Un colonnello-storico italiano una sera ci raccontò la battaglia di Cassino in modo così avvincente, che lo ascoltammo fino alle due. L’orizzonte oltre la caserma, di notte, era completamente nero. L’ultima sera udimmo, lontane, delle esplosioni. I nostri uscirono in perlustrazione: niente. Pareva il fiato di un nemico vicino e segreto. Tre giorni dopo, seppi dall’Italia, un kamikaze uccise le due guardie afghane al portone. Il nemico rialzava la testa. Gli italiani hanno continuato a presidiare le strade e a scavare pozzi. Mai ho visto i bambini, per strada, averne paura. 53 morti, 700 feriti, vent’anni.
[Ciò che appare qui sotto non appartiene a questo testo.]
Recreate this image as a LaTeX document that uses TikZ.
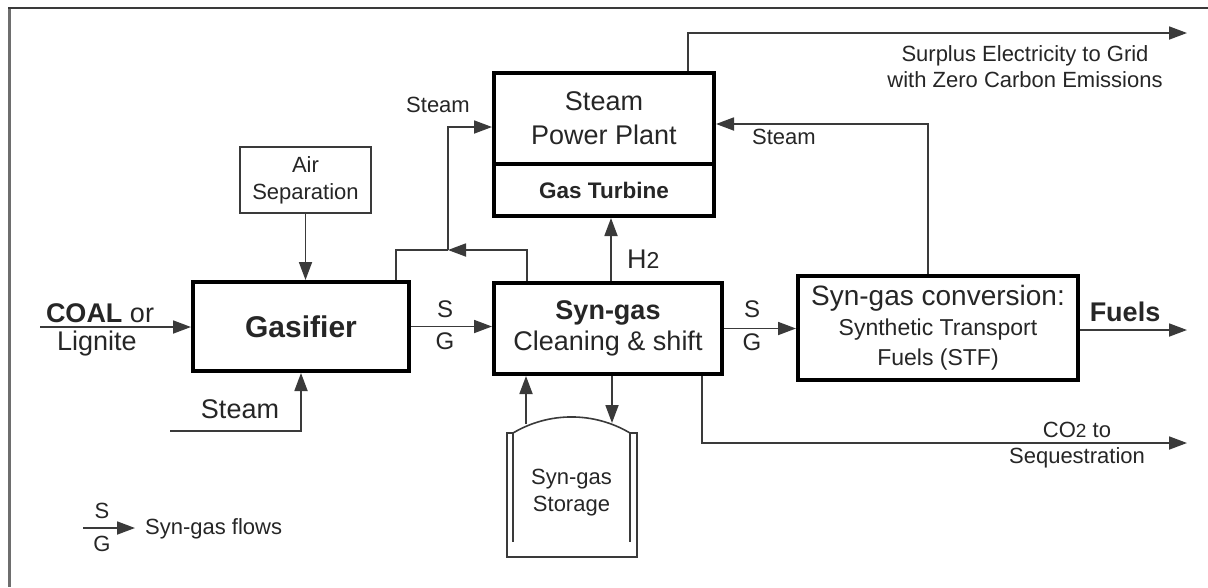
\documentclass[tikz,border=0pt]{standalone}
\usepackage{fontspec}
\setmainfont{Liberation Sans}
\usetikzlibrary{arrows.meta,calc}
\definecolor{ink}{HTML}{262626}
\definecolor{ln}{HTML}{3A3A3A}
\definecolor{framec}{HTML}{6E6E6E}
\begin{document}
\begin{tikzpicture}[x=1pt,y=-1pt,
  thickbox/.style={draw=black, line width=4pt, rectangle, inner sep=0pt, align=center, text=ink},
  thinbox/.style={draw=ln, line width=1.6pt, rectangle, inner sep=0pt, align=center, text=ink},
  flow/.style={draw=ln, line width=1.8pt, -{Triangle[length=18pt,width=13pt]}},
  plain/.style={draw=ln, line width=1.8pt},
  lbl/.style={text=ink, inner sep=0pt, align=center},
  bigf/.style={font=\fontsize{27}{34}\selectfont},
  smallf/.style={font=\fontsize{22}{27}\selectfont},
]
\useasboundingbox (0,0) rectangle (1208,587);
\fill[white] (0,0) rectangle (1208,587);
% frame
\draw[framec, line width=3pt] (9,7) -- (9,587);
\draw[ln, line width=2pt] (8,8) -- (1208,8);

% boxes
\node[thinbox, smallf, minimum width=131pt, minimum height=66pt] (air) at (305.5,180) {Air\\Separation};
\node[thickbox, font=\fontsize{30}{34}\selectfont\bfseries, minimum width=216pt, minimum height=89pt] (gas) at (301,326.5) {Gasifier};
\node[thickbox, font=\fontsize{27}{31}\selectfont, minimum width=228pt, minimum height=91pt] (syn) at (608,328.5) {\textbf{Syn-gas}\\Cleaning \& shift};
\node[thickbox, bigf, minimum width=220pt, minimum height=91pt] (pptop) at (604,118.5) {Steam\\Power Plant};
\node[thickbox, font=\fontsize{22.5}{27}\selectfont\bfseries, minimum width=220pt, minimum height=52pt] (gt) at (604,190) {Gas Turbine};
\node[thickbox, font=\fontsize{23}{30}\selectfont, minimum width=280pt, minimum height=104pt] (conv) at (938,328) {{\fontsize{28}{30}\selectfont Syn-gas conversion:}\\Synthetic Transport\\Fuels (STF)};

% storage tank
\node[lbl, smallf, minimum width=117pt, minimum height=120pt] (tank) at (571.5,493) {Syn-gas\\Storage};
\draw[ln, line width=1.6pt] (513,433) .. controls (549,411.6) and (594,411.6) .. (630,433);
\draw[ln, line width=1.6pt] (513,433) -- (507,433) -- (507,557) -- (637,557) -- (637,433) -- (630,433);
\draw[ln, line width=1.6pt] (513,433) -- (513,542);
\draw[ln, line width=1.6pt] (630,433) -- (630,542);

% coordinates
\coordinate (coalin) at (40,327);
\coordinate (stin) at (170,431);
\coordinate (j1) at (527,250);
\coordinate (j2) at (448,250);
\coordinate (j3) at (396,250);
\coordinate (k) at (448,127);
\coordinate (h2x) at (611,0);
\coordinate (e1) at (688,33);
\coordinate (eout) at (1187,33);
\coordinate (s1) at (928,124);
\coordinate (c1) at (702,443);
\coordinate (cout) at (1187,443);
\coordinate (fout) at (1187,330);
\coordinate (tup) at (526,424);
\coordinate (tdn) at (612,423);
\coordinate (lg1) at (83,528);
\coordinate (lg2) at (135,528);

% connectors
\draw[flow] (coalin) -- (coalin -| gas.west);
\draw[flow] (air.south) -- (air.south |- gas.north);
\draw[flow] (stin) -| (gas.south);
\draw[flow] (gas.east) -- (gas.east -| syn.west);
\draw[flow] (syn.east) -- (syn.east -| conv.west);
\draw[flow] (conv.east |- fout) -- (fout);
\draw[flow] (syn.north -| j1) |- (j2);
\draw[plain] (j2) -- (j3) -- (j3 |- gas.north);
\draw[flow] (j2) -- (k) -- (k -| pptop.west);
\draw[flow] (syn.north -| h2x) -- (gt.south -| h2x);
\draw[flow] (pptop.north -| e1) -- (e1) -- (eout);
\draw[flow] (conv.north -| s1) -- (s1) -- (s1 -| pptop.east);
\draw[flow] (syn.south -| c1) -- (c1) -- (cout);
\draw[flow] (tup) -- (syn.south -| tup);
\draw[flow] (syn.south -| tdn) -- (tdn);
\draw[flow] (lg1) -- (lg2);

% labels
\node[lbl, smallf, anchor=base] (lsteam1) at (438,112) {Steam};
\node[lbl, smallf, anchor=base west] (lsteam2) at (752,144) {Steam};
\node[lbl, smallf, anchor=base] (lsur1) at (1025,61) {Surplus Electricity to Grid};
\node[lbl, smallf, anchor=base] (lsur2) at (1025,87) {with Zero Carbon Emissions};
\node[lbl, bigf, anchor=base] (lcoal) at (100,322) {\textbf{COAL} or};
\node[lbl, bigf, anchor=base] (llig) at (97,350) {Lignite};
\node[lbl, bigf, anchor=base] (lsteam3) at (240,418) {Steam};
\node[lbl, font=\fontsize{24}{27}\selectfont, anchor=base] (ls1) at (445,317) {S};
\node[lbl, font=\fontsize{24}{27}\selectfont, anchor=base] (lg1t) at (445,349) {G};
\node[lbl, font=\fontsize{24}{27}\selectfont, anchor=base] (ls2) at (752,317) {S};
\node[lbl, font=\fontsize{24}{27}\selectfont, anchor=base] (lg2t) at (752,350) {G};
\node[lbl, bigf, anchor=base west] (lh2) at (627,268) {H{\fontsize{23}{27}\selectfont 2}};
\node[lbl, font=\fontsize{27}{30}\selectfont\bfseries, anchor=base] (lfuel) at (1125,321) {Fuels};
\node[lbl, smallf, anchor=base] (lco2) at (1077,437) {CO{\fontsize{19}{27}\selectfont 2} to};
\node[lbl, smallf, anchor=base] (lseq) at (1077,463) {Sequestration};
\node[lbl, font=\fontsize{22}{24}\selectfont, anchor=base] (lgs) at (102,518) {S};
\node[lbl, font=\fontsize{22}{24}\selectfont, anchor=base] (lgg) at (102,551) {G};
\node[lbl, smallf, anchor=base west] (lgt) at (145,534) {Syn-gas flows};
\end{tikzpicture}
\end{document}
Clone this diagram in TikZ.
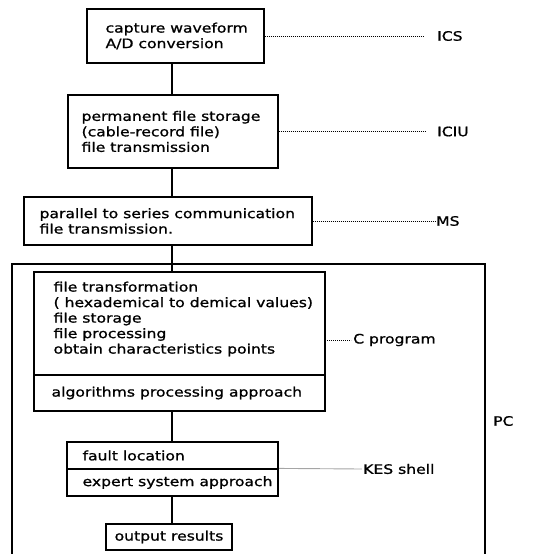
\documentclass[tikz,border=0pt]{standalone}
\usepackage{fontspec}
\setmainfont{DejaVu Sans}[FakeStretch=1.2,FakeBold=1]
\usetikzlibrary{positioning}
\begin{document}
\begin{tikzpicture}[x=1pt,y=-1pt,
  box/.style={draw, line width=1.2pt, inner sep=0pt},
  txt/.style={inner sep=0pt, align=left, font=\fontsize{13}{15.5}\selectfont},
  lbl/.style={inner ysep=0pt, anchor=west, font=\fontsize{13}{15.5}\selectfont},
  dots/.style={line width=0.9pt, dash pattern=on 0.8pt off 1.2pt},
  conn/.style={line width=1.2pt}]
\useasboundingbox (0,0) rectangle (537,554);
\coordinate (spine) at (172,0);
% boxes
\node[box, minimum width=177pt, minimum height=54pt] (b1) at (175.5,36) {};
\node[box, minimum width=210pt, minimum height=73pt] (b2) at (173,131.5) {};
\node[box, minimum width=288pt, minimum height=48pt] (b3) at (168,221) {};
\node[box, minimum width=291pt, minimum height=103pt] (c) at (179.5,323.5) {};
\node[box, minimum width=291pt, minimum height=36pt] (alg) at (179.5,393) {};
\node[box, minimum width=211pt, minimum height=27pt] (fault) at (172.5,455.5) {};
\node[box, minimum width=211pt, minimum height=27pt] (expert) at (172.5,482.5) {};
\node[box, minimum width=126pt, minimum height=26pt] (out) at (169,537) {};
% texts
\node[txt, anchor=west] (t1) at ([xshift=19pt]b1.west) {capture waveform\\A/D conversion};
\node[txt, anchor=west] (t2) at ([xshift=14pt]b2.west) {permanent file storage\\(cable-record file)\\file transmission};
\node[txt, anchor=west] (t3) at ([xshift=16pt]b3.west) {parallel to series communication\\file transmission.};
\node[txt, anchor=west] (tc) at ([xshift=20pt,yshift=4.5pt]c.west) {file transformation\\( hexademical to demical values)\\file storage\\file processing\\obtain characteristics points};
\node[txt, anchor=west] (talg) at ([xshift=18pt]alg.west) {algorithms processing approach};
\node[txt, anchor=west] (tf) at ([xshift=16pt]fault.west) {fault location};
\node[txt, anchor=west] (te) at ([xshift=16pt]expert.west) {expert system approach};
\node[txt] (to) at (out.center) {output results};
% PC frame
\coordinate (pcbl) at (12,560);
\coordinate (pctl) at (12,264);
\coordinate (pcbr) at (485,560);
\draw[conn] (pcbl) |- (pctl -| pcbr) -- (pcbr);
% connectors
\draw[conn] (b1.south -| spine) -- (b2.north -| spine);
\draw[conn] (b2.south -| spine) -- (b3.north -| spine);
\draw[conn] (b3.south -| spine) -- (c.north -| spine);
\draw[conn] (alg.south -| spine) -- (fault.north -| spine);
\draw[conn] (expert.south -| spine) -- (out.north -| spine);
% labels
\node[lbl, inner xsep=14pt] (ics) at (423,36) {ICS};
\node[lbl, inner xsep=12pt] (iciu) at (425,131.5) {ICIU};
\node[lbl, inner xsep=1pt] (ms) at (435,221) {MS};
\coordinate (cdot) at (325,340);
\node[lbl, inner xsep=2pt] (cp) at (351,340) {C program};
\node[lbl, inner xsep=1pt] (kes) at (362,469) {KES shell};
\node[lbl, inner xsep=0pt] (pc) at (493,421) {PC};
\draw[dots] (b1.east) -- (ics.west);
\draw[dots] (b2.east) -- (iciu.west);
\draw[dots] (b3.east) -- (ms.west);
\draw[dots] (cdot) -- (cp.west);
\draw[dots] (expert.north east) -- (kes.west);
\end{tikzpicture}
\end{document}
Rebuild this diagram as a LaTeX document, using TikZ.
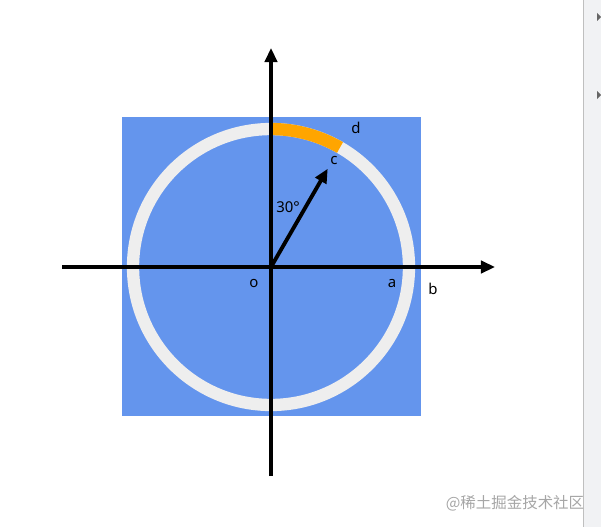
\documentclass[tikz,border=0pt]{standalone}
\usepackage{fontspec}
\setmainfont{Noto Sans}
\newfontfamily\cjk{Noto Sans CJK SC}
\usetikzlibrary{arrows.meta}
\definecolor{sqblue}{HTML}{6495ED}
\definecolor{ringgray}{HTML}{EEEEEE}
\definecolor{arcorange}{HTML}{FFA500}
\definecolor{barbg}{HTML}{F1F2F4}

\begin{document}
\begin{tikzpicture}[x=0.02cm,y=-0.02cm,
  axis/.style={line width=2.2pt,-{Triangle[length=8pt,width=7pt]}},
  lbl/.style={inner sep=0pt,font=\fontsize{8.5}{10}\selectfont}]
\useasboundingbox (0,0) rectangle (601,527);
\fill[white] (0,0) rectangle (601,527);

% side bar
\fill[barbg] (583,0) rectangle (601,527);
\draw[gray!50,line width=0.5pt] (583,0) -- (583,527);
\fill[gray!80!black] (597,13) -- (601,17) -- (597,21) -- cycle;
\fill[gray!80!black] (597,91) -- (601,95) -- (597,99) -- cycle;

\coordinate (o) at (271,267);
\coordinate (xl) at (62,267);
\coordinate (xr) at (495,267);
\coordinate (yb) at (271,476);
\coordinate (yt) at (271,48);
\coordinate (c) at ([shift={(60:2.27cm)}]o);

\fill[sqblue] (122,117) rectangle (421,416);
\draw[ringgray,line width=7pt] (o) circle[radius=2.76cm];
\draw[arcorange,line width=7pt] (o) ++(90:2.76cm) arc[start angle=90,end angle=60,radius=2.76cm];

\draw[axis] (xl) -- (xr);
\draw[axis] (yb) -- (yt);
\draw[axis] (o) -- (c);

\node[lbl] (ang) at (288,207) {30°};
\node[lbl] (lc) at (334,160) {c};
\node[lbl] (ld) at (356,128) {d};
\node[lbl] (lo) at (254,283) {o};
\node[lbl] (la) at (392,284) {a};
\node[lbl] (lb) at (433,289) {b};

\node[inner sep=0pt,text=gray!70,font=\cjk\fontsize{8.8}{10}\selectfont] (mark) at (515,503) {@稀土掘金技术社区};
\end{tikzpicture}
\end{document}
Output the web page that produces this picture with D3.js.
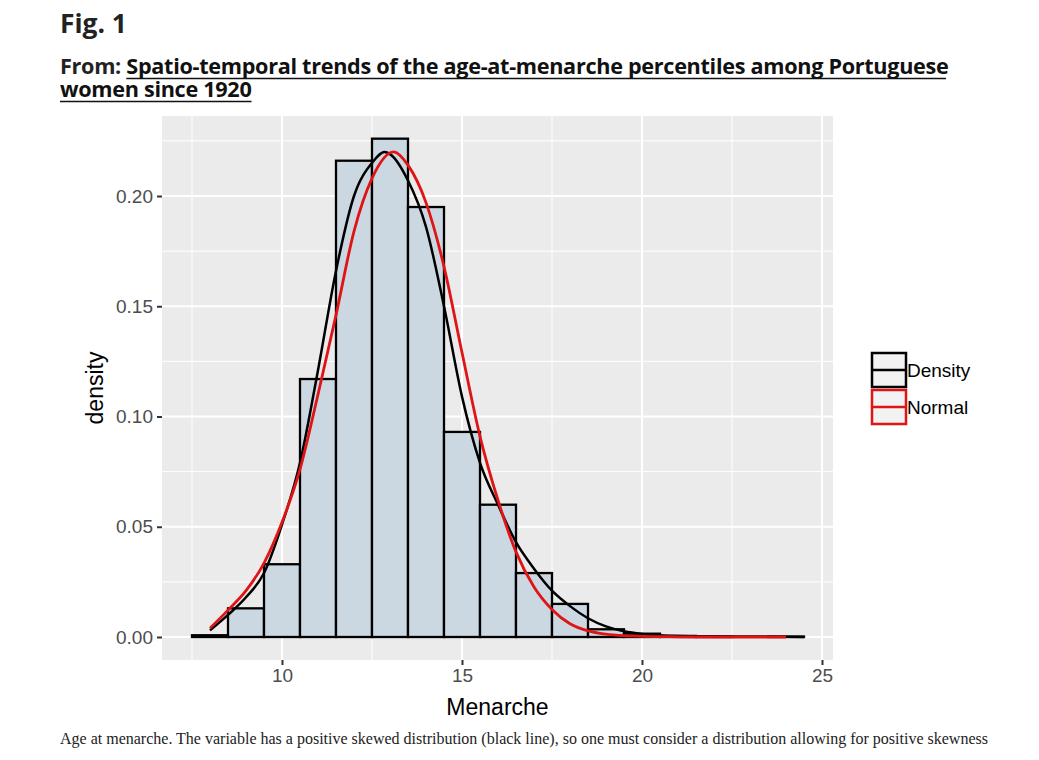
<!DOCTYPE html>
<html>
<head>
<meta charset="utf-8">
<script src="https://cdn.jsdelivr.net/npm/d3@7"></script>
<style>
  body { margin: 0; background: #fff; }
  svg { display: block; }
</style>
</head>
<body>
<div id="chart"></div>
<script>
// histogram bins (left edge, width 1) and densities
var binStarts = [7.5, 8.5, 9.5, 10.5, 11.5, 12.5, 13.5, 14.5, 15.5, 16.5, 17.5, 18.5, 19.5, 20.5, 21.5, 22.5, 23.5];
var binDensity = [0.0008, 0.013, 0.033, 0.117, 0.216, 0.226, 0.195, 0.093, 0.060, 0.029, 0.015, 0.0035, 0.0015, 0.0005, 0.0002, 0.0, 0.0002];

// black kernel density curve
var densX = [8.0, 8.5, 9.0, 9.5, 10.0, 10.5, 11.0, 11.5, 12.0, 12.5, 12.85, 13.0, 13.5, 14.0, 14.5, 15.0, 15.5, 16.0, 16.5, 17.0, 17.5, 18.0, 18.5, 19.0, 19.5, 20.0, 21.0, 22.0, 23.0, 24.0, 24.5];
var densY = [0.003, 0.010, 0.018, 0.029, 0.051, 0.079, 0.121, 0.166, 0.200, 0.215, 0.220, 0.219, 0.207, 0.186, 0.150, 0.109, 0.079, 0.060, 0.043, 0.031, 0.021, 0.014, 0.0085, 0.0048, 0.0026, 0.0014, 0.0005, 0.0003, 0.0002, 0.0001, 0.0];

// red normal curve
var normX = [8.0, 8.5, 9.0, 9.5, 10.0, 10.5, 11.0, 11.5, 12.0, 12.5, 13.1, 13.5, 14.0, 14.5, 15.0, 15.5, 16.0, 16.5, 17.0, 17.5, 18.0, 18.5, 19.0, 19.5, 20.0, 21.0, 22.0, 24.0];
var normY = [0.004, 0.0122, 0.021, 0.0335, 0.052, 0.076, 0.110, 0.146, 0.184, 0.208, 0.220, 0.214, 0.197, 0.168, 0.129, 0.091, 0.062, 0.0386, 0.0227, 0.0125, 0.006, 0.0028, 0.0013, 0.0006, 0.0003, 0.0001, 0.0, 0.0];

var xTicks = [10, 15, 20, 25];
var xMinor = [7.5, 12.5, 17.5, 22.5];
var yTicks = [0, 0.05, 0.10, 0.15, 0.20];
var yMinor = [0.025, 0.075, 0.125, 0.175, 0.225];

var legendItems = ["Density", "Normal"];
var legendColors = ["#000000", "#e01414"];

var titleText = "Fig. 1";
var fromText = "From: ";
var paperLine1 = "Spatio-temporal trends of the age-at-menarche percentiles among Portuguese";
var paperLine2 = "women since 1920";
var captionText = "Age at menarche. The variable has a positive skewed distribution (black line), so one must consider a distribution allowing for positive skewness";

var W = 1039, H = 760;
var panel = { left: 162, right: 833, top: 116, bottom: 660 };
var headFont = "'Open Sans', 'Noto Sans', sans-serif";
var plotFont = "'Liberation Sans', Arial, sans-serif";

var svg = d3.select("#chart").append("svg")
    .attr("width", W)
    .attr("height", H);

// scale font so the text spans a given width
function fitWidth(sel, target) {
    var w = sel.node().getComputedTextLength();
    var fs = parseFloat(sel.attr("font-size"));
    sel.attr("font-size", fs * target / w);
}

// header
var t1 = svg.append("text")
    .attr("x", 60).attr("y", 33)
    .attr("font-family", headFont)
    .attr("font-weight", "bold")
    .attr("font-size", 26)
    .attr("fill", "#222")
    .text(titleText);
fitWidth(t1, 67);

var sub1 = svg.append("text")
    .attr("x", 60).attr("y", 74)
    .attr("font-family", headFont)
    .attr("font-weight", "bold")
    .attr("font-size", 19)
    .attr("letter-spacing", -0.3)
    .attr("fill", "#222");
var fromSpan = sub1.append("tspan").text(fromText);
var linkSpan = sub1.append("tspan").attr("fill", "#111").text(paperLine1);
fitWidth(sub1, 886);
var fs = sub1.attr("font-size");
var fromW = fromSpan.node().getComputedTextLength();

var sub2 = svg.append("text")
    .attr("x", 60).attr("y", 97)
    .attr("font-family", headFont)
    .attr("font-weight", "bold")
    .attr("font-size", fs)
    .attr("letter-spacing", -0.3)
    .attr("fill", "#111")
    .text(paperLine2);
var sub2W = sub2.node().getComputedTextLength();

svg.append("line")
    .attr("x1", 60 + fromW).attr("x2", 946)
    .attr("y1", 78.5).attr("y2", 78.5)
    .attr("stroke", "#111").attr("stroke-width", 1.5);
svg.append("line")
    .attr("x1", 60).attr("x2", 60 + sub2W)
    .attr("y1", 101.5).attr("y2", 101.5)
    .attr("stroke", "#111").attr("stroke-width", 1.5);

// scales
var x = d3.scaleLinear()
    .domain([10 - (282 - panel.left) / 36, 10 + (panel.right - 282) / 36])
    .range([panel.left, panel.right]);
var y = d3.scaleLinear()
    .domain([-(panel.bottom - 637) / 2205, (637 - panel.top) / 2205])
    .range([panel.bottom, panel.top]);

// panel
svg.append("rect")
    .attr("x", panel.left).attr("y", panel.top)
    .attr("width", panel.right - panel.left)
    .attr("height", panel.bottom - panel.top)
    .attr("fill", "#ebebeb");

var grid = svg.append("g");
grid.selectAll(".xminor").data(xMinor).enter().append("line")
    .attr("x1", function (d) { return x(d); }).attr("x2", function (d) { return x(d); })
    .attr("y1", panel.top).attr("y2", panel.bottom)
    .attr("stroke", "#fff").attr("stroke-width", 1);
grid.selectAll(".yminor").data(yMinor).enter().append("line")
    .attr("y1", function (d) { return y(d); }).attr("y2", function (d) { return y(d); })
    .attr("x1", panel.left).attr("x2", panel.right)
    .attr("stroke", "#fff").attr("stroke-width", 1);
grid.selectAll(".xmajor").data(xTicks).enter().append("line")
    .attr("x1", function (d) { return x(d); }).attr("x2", function (d) { return x(d); })
    .attr("y1", panel.top).attr("y2", panel.bottom)
    .attr("stroke", "#fff").attr("stroke-width", 2);
grid.selectAll(".ymajor").data(yTicks).enter().append("line")
    .attr("y1", function (d) { return y(d); }).attr("y2", function (d) { return y(d); })
    .attr("x1", panel.left).attr("x2", panel.right)
    .attr("stroke", "#fff").attr("stroke-width", 2);

// bars
svg.append("g").selectAll("rect")
    .data(binStarts)
    .enter().append("rect")
    .attr("x", function (d) { return x(d); })
    .attr("width", function (d) { return x(d + 1) - x(d); })
    .attr("y", function (d, i) { return y(binDensity[i]); })
    .attr("height", function (d, i) { return y(0) - y(binDensity[i]); })
    .attr("fill", "#cbd8e2")
    .attr("stroke", "#000")
    .attr("stroke-width", 2.3);

// curves
var line = d3.line()
    .x(function (d) { return x(d[0]); })
    .y(function (d) { return y(d[1]); })
    .curve(d3.curveMonotoneX);

svg.append("path")
    .datum(d3.zip(densX, densY))
    .attr("d", line)
    .attr("fill", "none")
    .attr("stroke", legendColors[0])
    .attr("stroke-width", 2.5);

svg.append("path")
    .datum(d3.zip(normX, normY))
    .attr("d", line)
    .attr("fill", "none")
    .attr("stroke", legendColors[1])
    .attr("stroke-width", 2.8);

// axes
var xAxis = svg.append("g")
    .attr("transform", "translate(0," + panel.bottom + ")")
    .call(d3.axisBottom(x).tickValues(xTicks).tickSize(5).tickPadding(4).tickFormat(d3.format("d")));
var yAxis = svg.append("g")
    .attr("transform", "translate(" + panel.left + ",0)")
    .call(d3.axisLeft(y).tickValues(yTicks).tickSize(5).tickPadding(4).tickFormat(d3.format(".2f")));

[xAxis, yAxis].forEach(function (a) {
    a.select(".domain").remove();
    a.selectAll(".tick line").attr("stroke", "#333").attr("stroke-width", 2);
    a.selectAll(".tick text")
        .attr("font-family", plotFont)
        .attr("font-size", 19)
        .attr("fill", "#4d4d4d");
});

svg.append("text")
    .attr("x", (panel.left + panel.right) / 2).attr("y", 715)
    .attr("text-anchor", "middle")
    .attr("font-family", plotFont)
    .attr("font-size", 23)
    .attr("fill", "#000")
    .text("Menarche");

svg.append("text")
    .attr("transform", "translate(103," + (panel.top + panel.bottom) / 2 + ") rotate(-90)")
    .attr("text-anchor", "middle")
    .attr("font-family", plotFont)
    .attr("font-size", 23)
    .attr("fill", "#000")
    .text("density");

// legend
var legend = svg.append("g").attr("transform", "translate(871,352)");
var keys = legend.selectAll("g").data(legendItems).enter().append("g")
    .attr("transform", function (d, i) { return "translate(0," + (i * 37) + ")"; });
keys.append("rect")
    .attr("x", 1).attr("y", 1)
    .attr("width", 34).attr("height", 34)
    .attr("fill", "#f2f2f2")
    .attr("stroke", function (d, i) { return legendColors[i]; })
    .attr("stroke-width", 2.5);
keys.append("line")
    .attr("x1", 1).attr("x2", 35)
    .attr("y1", 18).attr("y2", 18)
    .attr("stroke", function (d, i) { return legendColors[i]; })
    .attr("stroke-width", 2.5);
keys.append("text")
    .attr("x", 36).attr("y", 25)
    .attr("font-family", plotFont)
    .attr("font-size", 19)
    .attr("fill", "#000")
    .text(function (d) { return d; });

// caption
var cap = svg.append("text")
    .attr("x", 60).attr("y", 744)
    .attr("font-family", "'Liberation Serif', 'DejaVu Serif', serif")
    .attr("font-size", 15)
    .attr("fill", "#222")
    .text(captionText);
fitWidth(cap, 928);
</script>
</body>
</html>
Ne è valsa la pena? Un giorno ci portarono sulle colline sopra Kabul. Sopra a una vecchia piscina vuota un alto trampolino di cemento, e, sotto, i ganci cui i taleban appendevano i 'traditori', perché li si vedesse da lontano. Da lontano, quella forma mi era parsa una croce. Lo era – la croce del massacro dell’Afghanistan. Eravamo laggiù, in fondo, perché siamo italiani, e abbiamo ereditato, imparato, dimenticato e reimparato (speriamo, per sempre) una civiltà in cui si rispettano le donne, e non si uccidono e torturano i prigionieri. Non si dà fuoco alle loro case. Abbiamo provato, almeno, a portare laggiù questa pace. Penso all’Occidente del 2021, e mi dispiace che l’Afghanistan, tutti, lo abbiano abbandonato senza pace. (Per quella povera gente mi dispiace, ma anche, in verità, per i miei figli).